#### [SET EXERCISE]
From the top of the entries, reproduce each line exactly, stopping after the line that contains "from matplotlib.patches import". Omit pictures.

[START EXTRACTED RECORDS]

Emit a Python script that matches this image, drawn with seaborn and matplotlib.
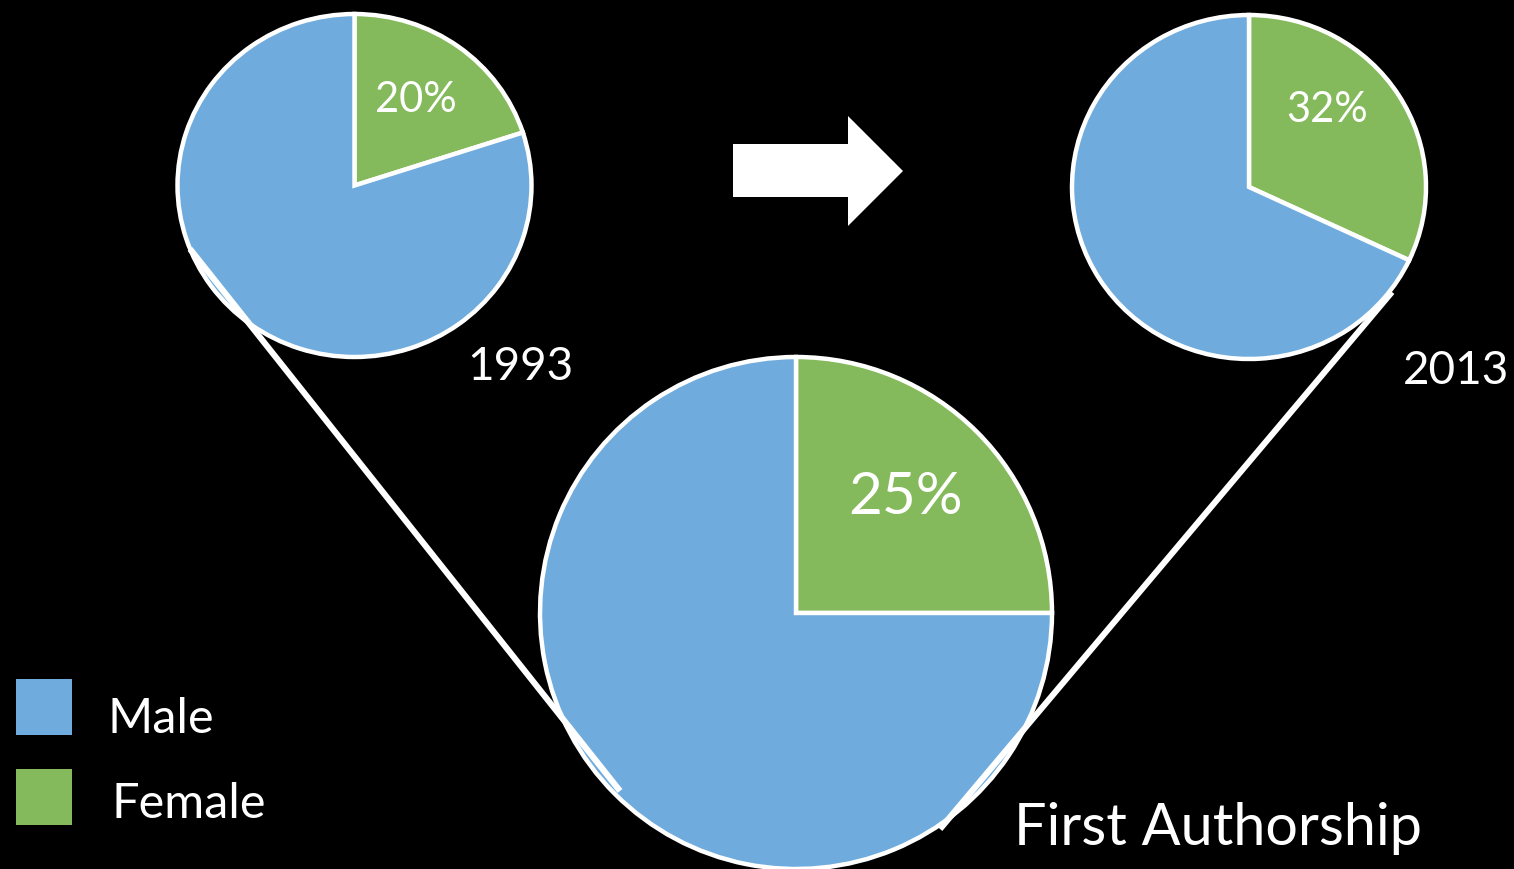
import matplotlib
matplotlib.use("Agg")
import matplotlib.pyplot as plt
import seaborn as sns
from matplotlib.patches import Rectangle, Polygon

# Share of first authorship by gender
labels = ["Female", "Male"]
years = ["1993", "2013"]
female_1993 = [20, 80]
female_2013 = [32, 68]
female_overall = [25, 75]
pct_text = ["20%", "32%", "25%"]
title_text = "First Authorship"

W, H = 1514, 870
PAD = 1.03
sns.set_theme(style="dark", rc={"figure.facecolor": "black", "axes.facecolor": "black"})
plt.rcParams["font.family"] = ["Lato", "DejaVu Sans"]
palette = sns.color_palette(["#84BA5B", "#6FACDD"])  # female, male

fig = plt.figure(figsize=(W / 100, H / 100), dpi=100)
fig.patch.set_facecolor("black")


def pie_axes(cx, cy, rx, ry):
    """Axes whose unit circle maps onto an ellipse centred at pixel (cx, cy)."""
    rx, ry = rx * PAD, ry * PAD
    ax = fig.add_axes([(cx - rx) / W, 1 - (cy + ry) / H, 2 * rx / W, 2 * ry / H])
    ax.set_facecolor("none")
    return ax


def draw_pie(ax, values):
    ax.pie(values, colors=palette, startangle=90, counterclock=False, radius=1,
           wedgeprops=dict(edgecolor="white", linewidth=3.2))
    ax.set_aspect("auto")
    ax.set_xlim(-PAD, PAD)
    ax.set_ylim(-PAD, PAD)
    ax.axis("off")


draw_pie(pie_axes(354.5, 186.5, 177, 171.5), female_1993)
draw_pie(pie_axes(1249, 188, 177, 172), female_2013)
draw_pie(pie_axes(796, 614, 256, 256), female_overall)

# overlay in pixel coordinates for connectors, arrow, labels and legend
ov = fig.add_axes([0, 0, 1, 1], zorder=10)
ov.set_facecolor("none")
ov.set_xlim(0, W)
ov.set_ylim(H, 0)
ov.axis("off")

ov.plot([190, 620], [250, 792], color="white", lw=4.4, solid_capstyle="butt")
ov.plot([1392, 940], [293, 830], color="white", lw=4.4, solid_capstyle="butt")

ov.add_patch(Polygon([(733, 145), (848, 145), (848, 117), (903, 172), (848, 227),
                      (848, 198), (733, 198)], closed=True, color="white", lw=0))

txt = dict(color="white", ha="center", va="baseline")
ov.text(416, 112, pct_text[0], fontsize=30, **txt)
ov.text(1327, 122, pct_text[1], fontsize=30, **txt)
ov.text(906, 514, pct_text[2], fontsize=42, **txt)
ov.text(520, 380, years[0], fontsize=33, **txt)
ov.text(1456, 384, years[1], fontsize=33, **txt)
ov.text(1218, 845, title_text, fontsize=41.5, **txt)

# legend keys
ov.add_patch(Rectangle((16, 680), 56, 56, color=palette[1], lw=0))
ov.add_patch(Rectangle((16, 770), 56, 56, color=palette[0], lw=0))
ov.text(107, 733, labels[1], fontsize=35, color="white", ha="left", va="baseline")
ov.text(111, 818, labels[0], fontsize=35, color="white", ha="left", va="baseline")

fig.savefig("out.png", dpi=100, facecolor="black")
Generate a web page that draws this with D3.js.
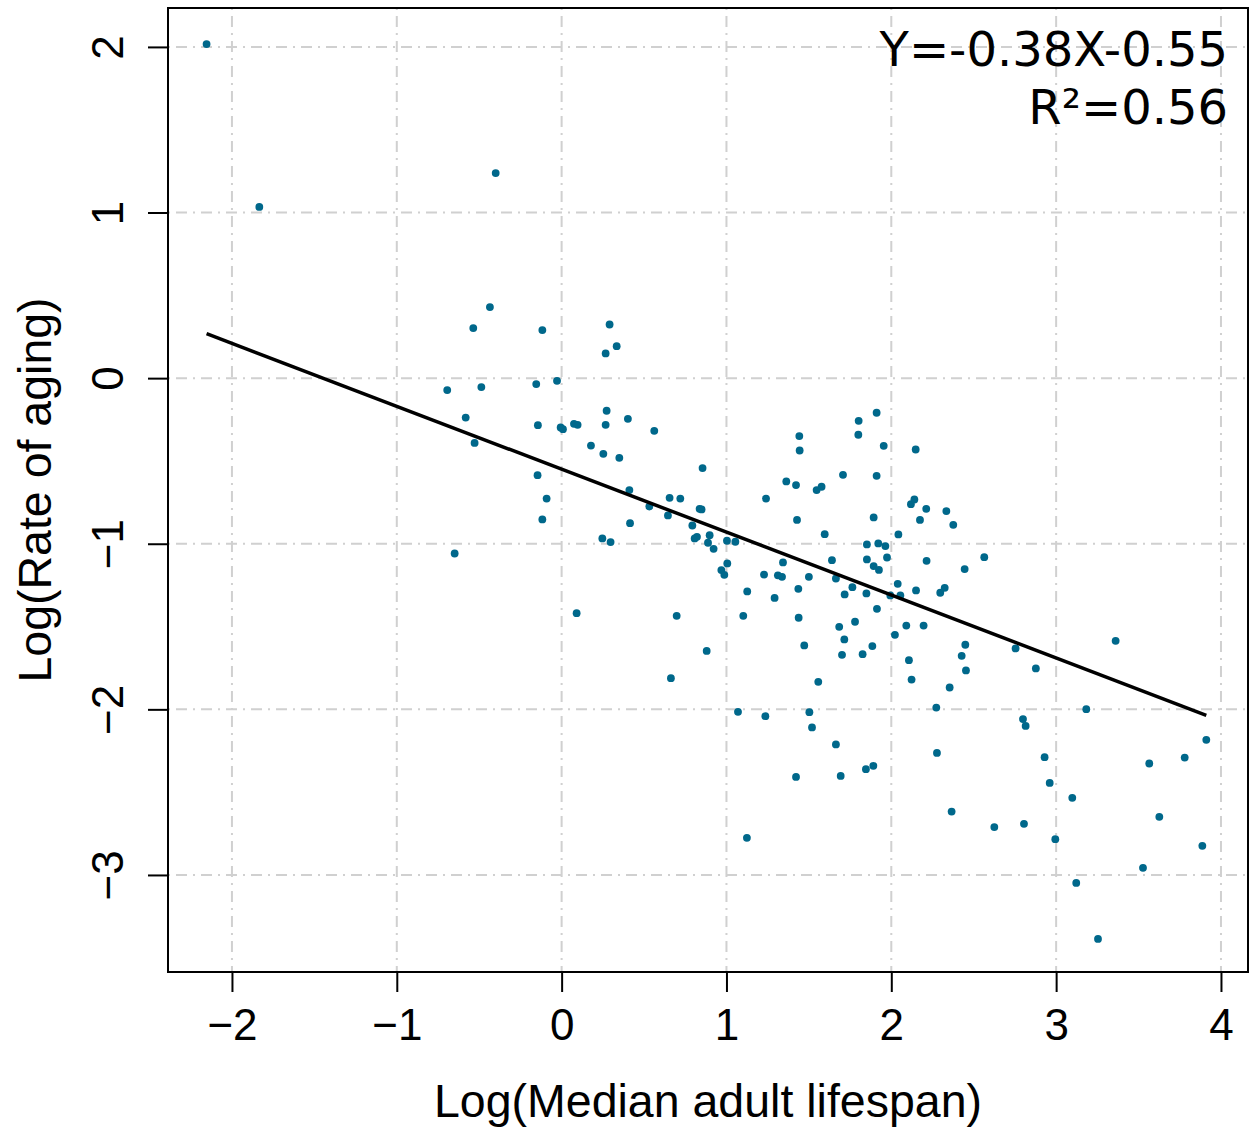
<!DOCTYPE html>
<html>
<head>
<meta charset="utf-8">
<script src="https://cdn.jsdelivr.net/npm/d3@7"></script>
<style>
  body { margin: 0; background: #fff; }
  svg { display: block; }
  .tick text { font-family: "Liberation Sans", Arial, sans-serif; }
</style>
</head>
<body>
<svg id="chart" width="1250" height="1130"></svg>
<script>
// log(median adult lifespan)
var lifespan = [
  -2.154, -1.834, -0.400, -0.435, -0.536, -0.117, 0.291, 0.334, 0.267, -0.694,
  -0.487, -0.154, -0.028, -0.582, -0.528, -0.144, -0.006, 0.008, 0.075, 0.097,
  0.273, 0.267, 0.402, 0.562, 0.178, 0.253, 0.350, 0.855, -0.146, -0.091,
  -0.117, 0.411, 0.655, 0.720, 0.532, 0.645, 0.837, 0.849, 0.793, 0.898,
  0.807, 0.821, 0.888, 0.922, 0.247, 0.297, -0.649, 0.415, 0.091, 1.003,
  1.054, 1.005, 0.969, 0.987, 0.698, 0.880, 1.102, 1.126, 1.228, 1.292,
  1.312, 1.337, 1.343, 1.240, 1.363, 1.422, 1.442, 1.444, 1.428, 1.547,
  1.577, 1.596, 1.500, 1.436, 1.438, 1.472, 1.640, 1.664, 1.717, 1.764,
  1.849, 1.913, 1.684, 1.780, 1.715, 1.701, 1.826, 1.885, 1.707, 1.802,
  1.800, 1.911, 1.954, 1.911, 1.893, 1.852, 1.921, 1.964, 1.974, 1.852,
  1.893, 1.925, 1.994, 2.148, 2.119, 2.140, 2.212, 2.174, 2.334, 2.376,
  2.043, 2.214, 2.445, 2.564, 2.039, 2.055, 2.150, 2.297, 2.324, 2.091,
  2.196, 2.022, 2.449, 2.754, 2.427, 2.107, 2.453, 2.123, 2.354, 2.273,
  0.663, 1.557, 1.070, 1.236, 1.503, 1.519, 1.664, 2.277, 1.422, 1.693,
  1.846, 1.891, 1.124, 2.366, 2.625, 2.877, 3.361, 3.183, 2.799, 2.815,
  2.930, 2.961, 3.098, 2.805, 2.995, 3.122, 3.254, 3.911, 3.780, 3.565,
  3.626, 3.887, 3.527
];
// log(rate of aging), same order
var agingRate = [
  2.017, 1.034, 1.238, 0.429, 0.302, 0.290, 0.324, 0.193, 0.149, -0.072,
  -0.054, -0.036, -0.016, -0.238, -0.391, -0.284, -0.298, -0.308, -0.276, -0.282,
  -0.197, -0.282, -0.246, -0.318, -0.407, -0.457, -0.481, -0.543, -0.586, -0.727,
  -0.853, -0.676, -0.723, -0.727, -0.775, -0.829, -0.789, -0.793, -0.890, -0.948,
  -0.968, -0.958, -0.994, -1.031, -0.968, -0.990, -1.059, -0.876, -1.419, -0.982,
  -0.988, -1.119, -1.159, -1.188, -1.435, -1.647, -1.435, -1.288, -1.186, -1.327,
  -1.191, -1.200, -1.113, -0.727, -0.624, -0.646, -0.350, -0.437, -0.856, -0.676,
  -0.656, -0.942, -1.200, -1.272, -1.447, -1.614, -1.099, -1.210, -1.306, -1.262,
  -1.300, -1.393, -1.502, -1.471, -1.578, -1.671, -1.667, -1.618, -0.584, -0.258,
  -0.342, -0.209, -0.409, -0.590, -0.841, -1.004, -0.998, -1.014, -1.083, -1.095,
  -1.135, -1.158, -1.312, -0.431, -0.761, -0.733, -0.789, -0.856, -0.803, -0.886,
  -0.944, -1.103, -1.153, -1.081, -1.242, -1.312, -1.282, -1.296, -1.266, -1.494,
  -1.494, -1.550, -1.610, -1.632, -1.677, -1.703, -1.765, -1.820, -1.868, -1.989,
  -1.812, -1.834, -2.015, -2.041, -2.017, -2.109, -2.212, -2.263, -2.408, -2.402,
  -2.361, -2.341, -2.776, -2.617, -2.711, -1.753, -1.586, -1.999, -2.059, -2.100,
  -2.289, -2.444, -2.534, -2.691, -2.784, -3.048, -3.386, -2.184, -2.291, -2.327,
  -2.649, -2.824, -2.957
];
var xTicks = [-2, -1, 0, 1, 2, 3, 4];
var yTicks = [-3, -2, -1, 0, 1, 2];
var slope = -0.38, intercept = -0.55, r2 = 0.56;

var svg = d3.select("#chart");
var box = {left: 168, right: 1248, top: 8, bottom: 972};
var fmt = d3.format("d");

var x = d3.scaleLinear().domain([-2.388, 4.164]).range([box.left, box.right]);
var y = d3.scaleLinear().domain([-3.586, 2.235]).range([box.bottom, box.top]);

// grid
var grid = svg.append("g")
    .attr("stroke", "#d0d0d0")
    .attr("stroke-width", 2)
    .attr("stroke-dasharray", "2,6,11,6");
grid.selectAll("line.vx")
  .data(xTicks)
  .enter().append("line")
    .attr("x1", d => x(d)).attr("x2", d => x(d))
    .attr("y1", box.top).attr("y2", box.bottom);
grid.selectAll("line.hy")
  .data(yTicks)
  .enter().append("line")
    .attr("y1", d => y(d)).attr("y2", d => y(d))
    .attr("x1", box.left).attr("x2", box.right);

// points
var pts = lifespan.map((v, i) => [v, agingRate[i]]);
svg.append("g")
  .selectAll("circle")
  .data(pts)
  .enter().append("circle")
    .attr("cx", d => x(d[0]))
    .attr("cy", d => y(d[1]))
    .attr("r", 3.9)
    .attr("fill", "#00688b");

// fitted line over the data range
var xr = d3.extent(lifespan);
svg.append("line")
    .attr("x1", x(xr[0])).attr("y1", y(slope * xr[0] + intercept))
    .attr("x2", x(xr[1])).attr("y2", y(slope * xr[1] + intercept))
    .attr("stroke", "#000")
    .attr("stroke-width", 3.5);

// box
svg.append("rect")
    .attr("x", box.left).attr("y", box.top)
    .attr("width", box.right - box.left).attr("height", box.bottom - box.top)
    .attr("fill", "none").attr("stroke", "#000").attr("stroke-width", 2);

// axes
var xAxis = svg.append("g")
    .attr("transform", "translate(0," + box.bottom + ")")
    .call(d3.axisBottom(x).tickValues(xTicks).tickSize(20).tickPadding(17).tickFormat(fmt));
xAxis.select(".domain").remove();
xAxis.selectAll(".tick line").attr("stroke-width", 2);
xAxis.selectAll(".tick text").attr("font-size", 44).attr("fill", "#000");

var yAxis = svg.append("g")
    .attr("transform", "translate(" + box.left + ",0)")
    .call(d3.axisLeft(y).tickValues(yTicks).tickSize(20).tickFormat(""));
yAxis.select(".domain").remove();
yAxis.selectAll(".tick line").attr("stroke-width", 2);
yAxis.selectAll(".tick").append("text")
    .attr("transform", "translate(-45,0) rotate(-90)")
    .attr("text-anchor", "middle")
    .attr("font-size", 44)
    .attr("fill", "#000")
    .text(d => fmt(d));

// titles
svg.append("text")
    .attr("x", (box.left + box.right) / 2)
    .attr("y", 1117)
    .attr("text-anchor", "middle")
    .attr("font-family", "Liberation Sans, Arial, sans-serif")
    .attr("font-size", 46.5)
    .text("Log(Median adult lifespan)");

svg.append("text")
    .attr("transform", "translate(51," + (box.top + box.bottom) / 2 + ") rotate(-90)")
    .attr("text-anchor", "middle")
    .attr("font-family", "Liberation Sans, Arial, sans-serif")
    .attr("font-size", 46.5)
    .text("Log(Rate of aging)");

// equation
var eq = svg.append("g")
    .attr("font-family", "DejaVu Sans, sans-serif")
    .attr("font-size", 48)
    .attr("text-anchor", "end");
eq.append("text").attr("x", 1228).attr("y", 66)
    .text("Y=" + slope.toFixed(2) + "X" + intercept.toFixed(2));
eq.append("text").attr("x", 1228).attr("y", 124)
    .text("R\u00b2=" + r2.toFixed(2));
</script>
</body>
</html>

[END EXTRACTED RECORDS]

#### [FULL RESPONSE]
Emit a Python script that matches this image, drawn with seaborn and matplotlib.
import matplotlib
matplotlib.use("Agg")
import matplotlib.pyplot as plt
import seaborn as sns
from matplotlib.patches import Rectangle, Polygon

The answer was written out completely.